At this halftime mark of our Lenten journey, God is inviting us to do likewise. God is inviting us to be honest about our Lent life. God is asking us to examine our openness to change, our willingness to cooperate with God for change, and our enthusiasm to make this Lent journey one of changing in God’s ways. More radically, God is asking us to consider, in the depth of our conscience, the truth of what we know is God's desire for us to change our lives, and confessing this, to admit the more embarrassing truth that we might have remained blind to God, now and again this Lent, if not, maybe throughout these past weeks.
If we are blind to what God is offering us in Jesus this Lent, it might be because of such reasons as these: we are too familiar with what Lent is, and so we are not bothering enough; we are too apathetic or lazy to make this change; or, we are careless with our "take-it-for-granted" attitude that God will always forgive, so why bother. Perhaps, one of these reasons resonates with you; I know a blindness I have and need to work on.
If we have chosen to remain blind to God's desire to re-create us, then, I'm afraid that you and I might be missing out on the gift of God perfecting us this Lent. And, when we remain blind, we are sadly no better than the real blind men in today’s gospel, the Pharisees. Though they had sight, they would not see who Jesus is and what Jesus offered, and so they lost their opportunity to be re-created for life with God.
In a homily Pope Francis gave at a penitential service in Rome on Friday, he reminded us that our Lenten journey is a journey towards becoming a new person. And the destination of this journey is to remain in the love of Jesus Christ that lasts forever. This is God’s hope-filled gift for each one of us. God bestows it on us in his mercy and compassion, Francis assured us.
It is good to have this assurance at this halftime point in Lent. As we look back, we might see that we have lived out the first half of Lent well, and so we should stay the course. Or, if not, we might want to work harder with God to turn our lives around in the next three weeks.
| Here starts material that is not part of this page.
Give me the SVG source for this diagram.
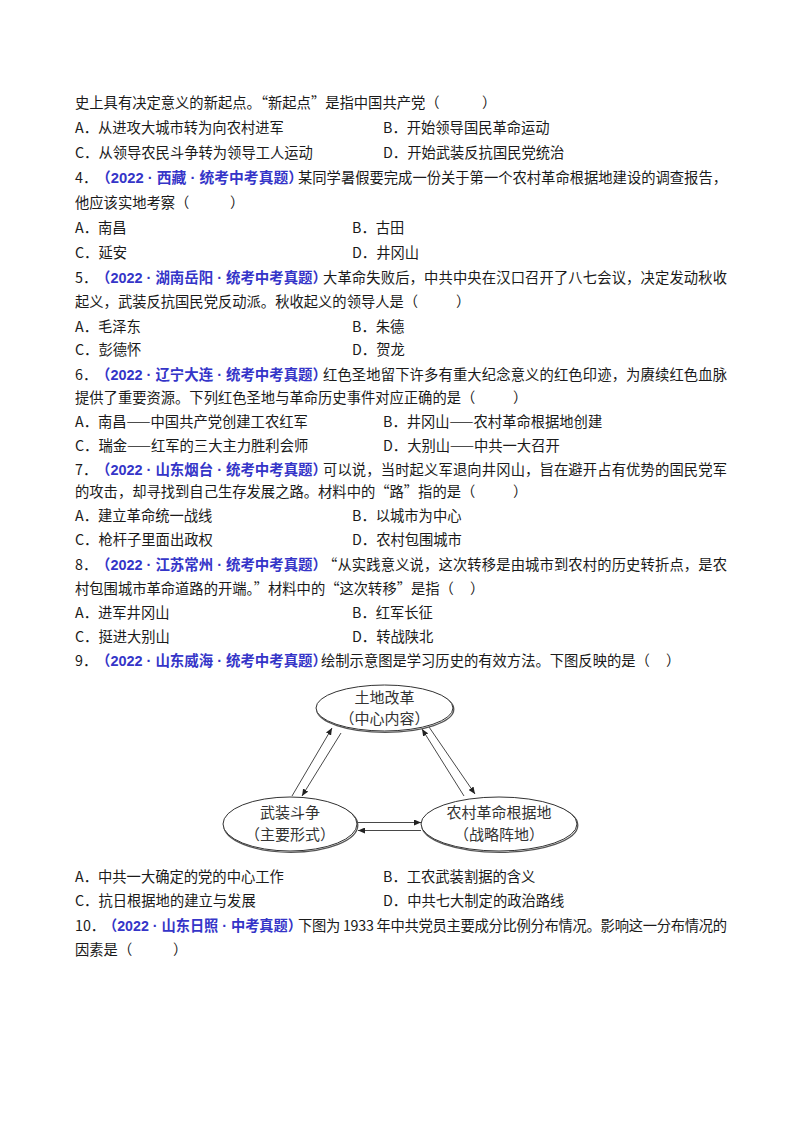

No matter what the state of our first half of Lent has been, God is inviting you and I, once again, to make those changes we must in our lives, and so better carry on our Lenten journey with Jesus of being re-created even more in God's image and likeness. Let us do this with hope. The kind of hope we will experience as we move with certainty from winter into spring, and then into summer. In the same way, we can be certain that our Lenten journey will take us from the repentance of Ash Wednesday to the reality of our salvation on Good Friday, and to God’s joy in raising us with Jesus on Easter morning.
So, sisters and brothers, let us this finish this second half of our Lenten journey well. For as a good coach I once had say to our team: “the first half is gone, boys; there’s only the second half now. So, go out there and do some good! All is not lost. The best is yet to be!”